Mürvet KARA'nın 24 Ocak 2024 tarihli yazısı: Sükût-u Hayal
Bazen çok büyük hayallerle yola çıkarız. Düşlerle uyur, sabah o düşün mahmurluğuyla uyanırız. O denli tatlıdır, güzeldir ki bir değil bin ömür verseler yine o hayale ulaşmak için harcarız. Yeniliriz, yanılırız, düşeriz ama içimizde tekrar ayağa kalkacak gücü buluruz. Sonra bir gün gelir, hayalleriyle içimizde dünyalar kurup dünyalar yıktığımız o şey bir anda tuzla buz oluverir.
Yaşamın tüm şubelerinde anlamın eridiğini görürüz. Bu hüsran bazen çocukluğumuzdan itibaren bizi ele geçirmiş bir efsunun bozulmasından kaynaklanır. Pek çoğumuz daha küçücükken kurduğumuz bazı hayallerin aslında hayalden ibaret kalması gerektiğini anladığımızda her şeyi ve herkesi bırakmak isteriz. Bir dağ, bir mağara gibi sığınacak bir liman ararız.
Kelime anlamı olarak “sükût”, “düşmek” demektir. Hayalin düşmesi anlamına gelir bu “sükût-u hayal” tamlaması da. Gözden düşmek gibi gönülden de düşmeyi barındırır anlamca. Yani “gönülden düşen hayal” anlamına da gelir. Cümleler anlamsızlaşır. Konuşmak gereksizleşir. İnsanlar sadece ses çıkartan varlıklara dönüşür.
Boşlukta süzülmeye başlarız. Bazen de bu hâle öfkeleniriz. Eğer bu sükût, bir direnç mekanizmasını işler hâle getirmeye başlamışsa, işte o zaman yeni bir mücadeleye girişiriz. “Bu hayal, sükûta uğramadan nasıl ayakta kalabilir” diye çözümler ararız. Harekete geçeriz. Mücadele ederiz. Bu bir bakıma homo sapiensin hayatta kalma mücadelesinin duygusal versiyonudur. Nitekim hayaller anlamları, anlamlarsa dünyayı kurar.

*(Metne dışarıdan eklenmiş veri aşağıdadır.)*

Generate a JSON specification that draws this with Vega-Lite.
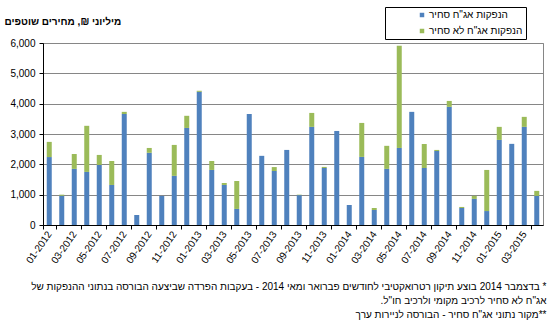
{
  "$schema": "https://vega.github.io/schema/vega-lite/v6.json",
  "width": 500,
  "height": 182,
  "autosize": {"type": "none"},
  "padding": {"left": 43, "top": 43, "right": 13, "bottom": 101},
  "background": "white",
  "data": {
    "values": [
      {"month": "01-2012", "series": "הנפקות אג\"ח סחיר", "value": 2240},
      {"month": "02-2012", "series": "הנפקות אג\"ח סחיר", "value": 965},
      {"month": "03-2012", "series": "הנפקות אג\"ח סחיר", "value": 1850},
      {"month": "04-2012", "series": "הנפקות אג\"ח סחיר", "value": 1750},
      {"month": "05-2012", "series": "הנפקות אג\"ח סחיר", "value": 1980},
      {"month": "06-2012", "series": "הנפקות אג\"ח סחיר", "value": 1320},
      {"month": "07-2012", "series": "הנפקות אג\"ח סחיר", "value": 3660},
      {"month": "08-2012", "series": "הנפקות אג\"ח סחיר", "value": 330},
      {"month": "09-2012", "series": "הנפקות אג\"ח סחיר", "value": 2380},
      {"month": "10-2012", "series": "הנפקות אג\"ח סחיר", "value": 960},
      {"month": "11-2012", "series": "הנפקות אג\"ח סחיר", "value": 1620},
      {"month": "12-2012", "series": "הנפקות אג\"ח סחיר", "value": 3200},
      {"month": "01-2013", "series": "הנפקות אג\"ח סחיר", "value": 4390},
      {"month": "02-2013", "series": "הנפקות אג\"ח סחיר", "value": 1815},
      {"month": "03-2013", "series": "הנפקות אג\"ח סחיר", "value": 1320},
      {"month": "04-2013", "series": "הנפקות אג\"ח סחיר", "value": 530},
      {"month": "05-2013", "series": "הנפקות אג\"ח סחיר", "value": 3660},
      {"month": "06-2013", "series": "הנפקות אג\"ח סחיר", "value": 2280},
      {"month": "07-2013", "series": "הנפקות אג\"ח סחיר", "value": 1780},
      {"month": "08-2013", "series": "הנפקות אג\"ח סחיר", "value": 2475},
      {"month": "09-2013", "series": "הנפקות אג\"ח סחיר", "value": 985},
      {"month": "10-2013", "series": "הנפקות אג\"ח סחיר", "value": 3235},
      {"month": "11-2013", "series": "הנפקות אג\"ח סחיר", "value": 1880},
      {"month": "12-2013", "series": "הנפקות אג\"ח סחיר", "value": 3100},
      {"month": "01-2014", "series": "הנפקות אג\"ח סחיר", "value": 660},
      {"month": "02-2014", "series": "הנפקות אג\"ח סחיר", "value": 2245},
      {"month": "03-2014", "series": "הנפקות אג\"ח סחיר", "value": 495},
      {"month": "04-2014", "series": "הנפקות אג\"ח סחיר", "value": 1850},
      {"month": "05-2014", "series": "הנפקות אג\"ח סחיר", "value": 2540},
      {"month": "06-2014", "series": "הנפקות אג\"ח סחיר", "value": 3730},
      {"month": "07-2014", "series": "הנפקות אג\"ח סחיר", "value": 1880},
      {"month": "08-2014", "series": "הנפקות אג\"ח סחיר", "value": 2440},
      {"month": "09-2014", "series": "הנפקות אג\"ח סחיר", "value": 3895},
      {"month": "10-2014", "series": "הנפקות אג\"ח סחיר", "value": 560},
      {"month": "11-2014", "series": "הנפקות אג\"ח סחיר", "value": 860},
      {"month": "12-2014", "series": "הנפקות אג\"ח סחיר", "value": 460},
      {"month": "01-2015", "series": "הנפקות אג\"ח סחיר", "value": 2805},
      {"month": "02-2015", "series": "הנפקות אג\"ח סחיר", "value": 2675},
      {"month": "03-2015", "series": "הנפקות אג\"ח סחיר", "value": 3235},
      {"month": "04-2015", "series": "הנפקות אג\"ח סחיר", "value": 960},
      {"month": "01-2012", "series": "הנפקות אג\"ח לא סחיר", "value": 500},
      {"month": "02-2012", "series": "הנפקות אג\"ח לא סחיר", "value": 35},
      {"month": "03-2012", "series": "הנפקות אג\"ח לא סחיר", "value": 490},
      {"month": "04-2012", "series": "הנפקות אג\"ח לא סחיר", "value": 1520},
      {"month": "05-2012", "series": "הנפקות אג\"ח לא סחיר", "value": 330},
      {"month": "06-2012", "series": "הנפקות אג\"ח לא סחיר", "value": 790},
      {"month": "07-2012", "series": "הנפקות אג\"ח לא סחיר", "value": 70},
      {"month": "09-2012", "series": "הנפקות אג\"ח לא סחיר", "value": 160},
      {"month": "11-2012", "series": "הנפקות אג\"ח לא סחיר", "value": 1020},
      {"month": "12-2012", "series": "הנפקות אג\"ח לא סחיר", "value": 400},
      {"month": "01-2013", "series": "הנפקות אג\"ח לא סחיר", "value": 35},
      {"month": "02-2013", "series": "הנפקות אג\"ח לא סחיר", "value": 295},
      {"month": "03-2013", "series": "הנפקות אג\"ח לא סחיר", "value": 65},
      {"month": "04-2013", "series": "הנפקות אג\"ח לא סחיר", "value": 920},
      {"month": "07-2013", "series": "הנפקות אג\"ח לא סחיר", "value": 130},
      {"month": "09-2013", "series": "הנפקות אג\"ח לא סחיר", "value": 15},
      {"month": "10-2013", "series": "הנפקות אג\"ח לא סחיר", "value": 460},
      {"month": "11-2013", "series": "הנפקות אג\"ח לא סחיר", "value": 35},
      {"month": "02-2014", "series": "הנפקות אג\"ח לא סחיר", "value": 1120},
      {"month": "03-2014", "series": "הנפקות אג\"ח לא סחיר", "value": 65},
      {"month": "04-2014", "series": "הנפקות אג\"ח לא סחיר", "value": 760},
      {"month": "05-2014", "series": "הנפקות אג\"ח לא סחיר", "value": 3370},
      {"month": "07-2014", "series": "הנפקות אג\"ח לא סחיר", "value": 790},
      {"month": "08-2014", "series": "הנפקות אג\"ח לא סחיר", "value": 35},
      {"month": "09-2014", "series": "הנפקות אג\"ח לא סחיר", "value": 195},
      {"month": "10-2014", "series": "הנפקות אג\"ח לא סחיר", "value": 35},
      {"month": "11-2014", "series": "הנפקות אג\"ח לא סחיר", "value": 100},
      {"month": "12-2014", "series": "הנפקות אג\"ח לא סחיר", "value": 1355},
      {"month": "01-2015", "series": "הנפקות אג\"ח לא סחיר", "value": 430},
      {"month": "03-2015", "series": "הנפקות אג\"ח לא סחיר", "value": 330},
      {"month": "04-2015", "series": "הנפקות אג\"ח לא סחיר", "value": 165}
    ]
  },
  "mark": {"type": "bar", "width": {"band": 0.4}},
  "encoding": {
    "x": {
      "field": "month",
      "type": "nominal",
      "sort": null,
      "scale": {"paddingInner": 0, "paddingOuter": 0},
      "axis": {
        "values": ["01-2012", "03-2012", "05-2012", "07-2012", "09-2012", "11-2012", "01-2013", "03-2013", "05-2013", "07-2013", "09-2013", "11-2013", "01-2014", "03-2014", "05-2014", "07-2014", "09-2014", "11-2014", "01-2015", "03-2015"],
        "tickBand": "extent",
        "labelAngle": -55,
        "labelAlign": "right",
        "labelBaseline": "middle",
        "labelPadding": 3,
        "labelOverlap": false,
        "tickSize": 4,
        "grid": false,
        "title": [
          "\u200f* בדצמבר 2014 בוצע תיקון רטרואקטיבי לחודשים פברואר ומאי 2014 - בעקבות הפרדה שביצעה הבורסה בנתוני ההנפקות של\u200f",
          "\u200fאג\"ח לא סחיר לרכיב מקומי ולרכיב חו\"ל.\u200f",
          "\u200f**מקור נתוני אג\"ח סחיר - הבורסה לניירות ערך\u200f"
        ],
        "titleX": 503,
        "titleY": 64,
        "titleAlign": "right",
        "titleBaseline": "alphabetic",
        "titleLineHeight": 14,
        "titleFontWeight": "normal",
        "titleFontSize": 10
      }
    },
    "y": {
      "field": "value",
      "type": "quantitative",
      "stack": "zero",
      "scale": {"domain": [0, 6000], "nice": false},
      "axis": {
        "values": [0, 1000, 2000, 3000, 4000, 5000, 6000],
        "format": ",.0f",
        "title": "\u200fמיליוני ₪, מחירים שוטפים\u200f",
        "titleAngle": 0,
        "titleX": -39,
        "titleY": -19,
        "titleAlign": "left",
        "titleBaseline": "alphabetic",
        "titleFontSize": 10,
        "titleFontWeight": "bold",
        "tickSize": 4,
        "labelPadding": 4,
        "gridColor": "#868686",
        "gridWidth": 1
      }
    },
    "color": {
      "field": "series",
      "type": "nominal",
      "scale": {
        "domain": ["הנפקות אג\"ח סחיר", "הנפקות אג\"ח לא סחיר"],
        "range": ["#4F81BD", "#9BBB59"]
      },
      "legend": {
        "orient": "none",
        "legendX": 342,
        "legendY": -36,
        "title": null,
        "strokeColor": "black",
        "padding": 3,
        "symbolType": "square",
        "symbolSize": 20,
        "symbolOffset": 29,
        "labelOffset": 2,
        "rowPadding": 6,
        "labelFontSize": 10,
        "labelColor": "black",
        "labelExpr": "datum.label + '\u00a0\u00a0\u00a0\u00a0\u00a0\u00a0\u00a0\u00a0\u00a0\u00a0'"
      }
    },
    "order": {"field": "series", "sort": "descending"}
  },
  "config": {
    "font": "Liberation Sans",
    "view": {"stroke": "#868686", "strokeWidth": 1},
    "axis": {
      "domainColor": "black",
      "tickColor": "black",
      "labelColor": "black",
      "titleColor": "black",
      "labelFontSize": 10,
      "labelFont": "Liberation Sans",
      "titleFont": "Liberation Sans"
    },
    "legend": {"labelFont": "Liberation Sans"}
  }
}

İlber Ortaylı, bu konuyla alakalı bir kitabında, “Umut etmek için, hayal kurmak için, iyi bir ömür yaşamak için hepinize gereken, kendi kendinizi inşa etmenizi öğrenmektir. Hayat denen köprüden ancak bu şekilde geçebilirsiniz” der fakat hayaller mi bizi kurar yoksa biz mi hayalleri kurarız? Ya da biz mi hayallerimizi yıkarız yoksa hayallerimiz mi bizi yıkar? Hangisi sebeptir, hangisi sonuçtur, bunu düşünmek ve iyi tetkik etmek gerekir.
Şimdi bir adım geriye çıkıp düşünme zamanı. Neyin hayaliyle büyüdük? Bu hayalleri gerçekleştirmek için hangi bedelleri ödedik? Hayallerimiz sükûta uğradı mı? O yıkıntının içinden nasıl çıktık? Çıkabildik mi? Ve son soru; hayallerimizi gerçekleştirmek için verdiğimiz tüm bu var olma mücadelesinin arasında “Ben kimim” sorusuna bir yanıt bulabildik mi? Ben, bu hayalleri kuran ben miydi? Bu hayaller için mücadele eden ben miydi? Bu hayaller yıkıldıktan sonra her şeyi bir kenara bırakarak tek başınalığına sığınan ben miydi? Yoksa düşlerin arasında kaybolan ben miydi?